A mindful cut of meat

David Briggs
Claire Herminjard, who is half Swiss, will launch her business, Mindful Meats, next year.

On the floor of her rented bayside residence in Marshall, 27-year-old Claire Herminjard has spent the past ten months plotting her entrance into the world of organic beef processing and retail distribution. Herminjard, who is intensely fond of perfectly marbled steaks, is banking her professional future on a longstanding fast-food standard—that every flash-cooked, drive-thru hamburger patty is derived in part from the dairy, not ranching, community.

“Most people just don’t know that,” Herminjard said. But unlike the fast food industry, she noted, organic dairies and beef distributors have yet to collectively capitalize on the meat potential from unproductive dairy cows.

Mindful Meats, Herminjard’s organic beef marketing and distribution business scheduled to launch sometime next year, hopes to reverse that trend by sourcing—at least initially—from organic dairies. Though she has yet to officially broker a deal, she is talking with the organic farms that supply Straus Family Creamery.

As Herminjard prescribes it, Straus will sell her their decommissioned dairy cows, which she will then process at an organic slaughterhouse in the Central Valley. The cuts will be encased in minimally exploitative packaging designed by a posh New York-based firm, and distributed. Other details, of which there are many, have yet to be hashed out.

The driving force behind Mindful Meats is a deep reverence for the greater animal kingdom, for which Herminjard thanks her mother and an upbringing in rural North Carolina. “My mom and I were kind of notorious for taking care of all of the strays in the neighborhood,” she said. “Getting them spayed and neutered, and finding the [cats] that were pregnant homes for their kittens.”

At Duke University, where she studied public policy, Herminjard flirted briefly with the notion of being a lobbyist for “something good,” but eventually found herself in sales at a dot com start-up in Silicon Valley. The move was unforeseen but invaluable. “I acquired a ton of skills from that company,” she said. “I just knew the day-to-day and the conversations weren’t the sort that I saw myself having for the rest of my life.”

Cooking had always been a passion, as well as a release during brief periods of emotional unease. “Whenever I was miserable in tech I’d find solace in the kitchen, cooking meals for housemates, hosting dinner parties and just being in the scene—shopping at farmers’ markets,” Herminjard said. “Half the time when I should’ve been reading tech news I was reading articles about the food industry.”

The concept for Mindful Meats hatched from another for a business involving community-supported prepared foods. That original concept, despite receiving promising test-market feedback, left Herminjard without an answer to the only question she truly cared to have answered: Where’s the beef?

“I just really fell in love with meat,” she said. “And I knew that I just wasn’t done researching, that I wanted to focus more on the source.”

In person, Herminjard is sociable but demonstrably fervent about her cause.

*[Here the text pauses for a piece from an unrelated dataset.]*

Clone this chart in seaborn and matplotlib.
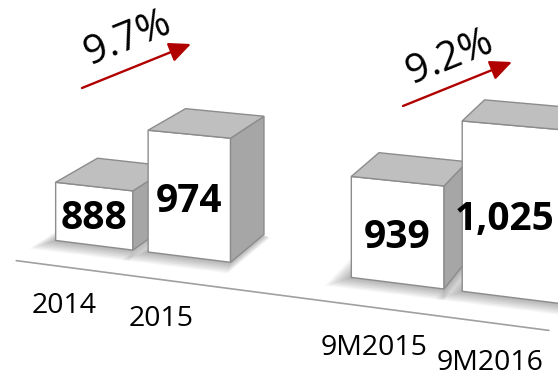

She speaks with conviction about bovine dietary guidelines and methane digesters. It is evident she may never be completely finished with her research—the company’s blog, for instance, is updated constantly with thoughts on and links to articles about food industry developments. “Highest stewardship of the land, how you manage waste, that the animal is pastured and how you supplement their feed—those are the things I care about most,” she said. “Organic is a must.”

There are those who take issue with the organic label—how it has evolved over the years, the fact that chain retailers such as Wal-Mart and Costco market organic products grown from industrial farms—but, on the whole, Herminjard conceded, its benefits far outweigh its disadvantages.

“What organics has done for consumer awareness in general—the fact that there is now a large demand for products labeled as such—that’s amazing,” she said. “So if we can maintain and improve the integrity of the label—which is something I plan to be very active in doing—then yes, I think it is absolutely imperative [to be certified].”

By distributing culled organic cows—“basically an under-utilized product”—Herminjard believes she is both on the forefront of a relatively untapped market and a part of a larger, long-stirring response to the extremes of vegetarian and vegan dietary restriction. “I think people are realizing that the answer is not to revert to the other extreme—to necessarily stop eating animals,” she explained. “The answer is actually just moderation. Ultimately, I’m a meat company that is very pro reduced meat consumption.”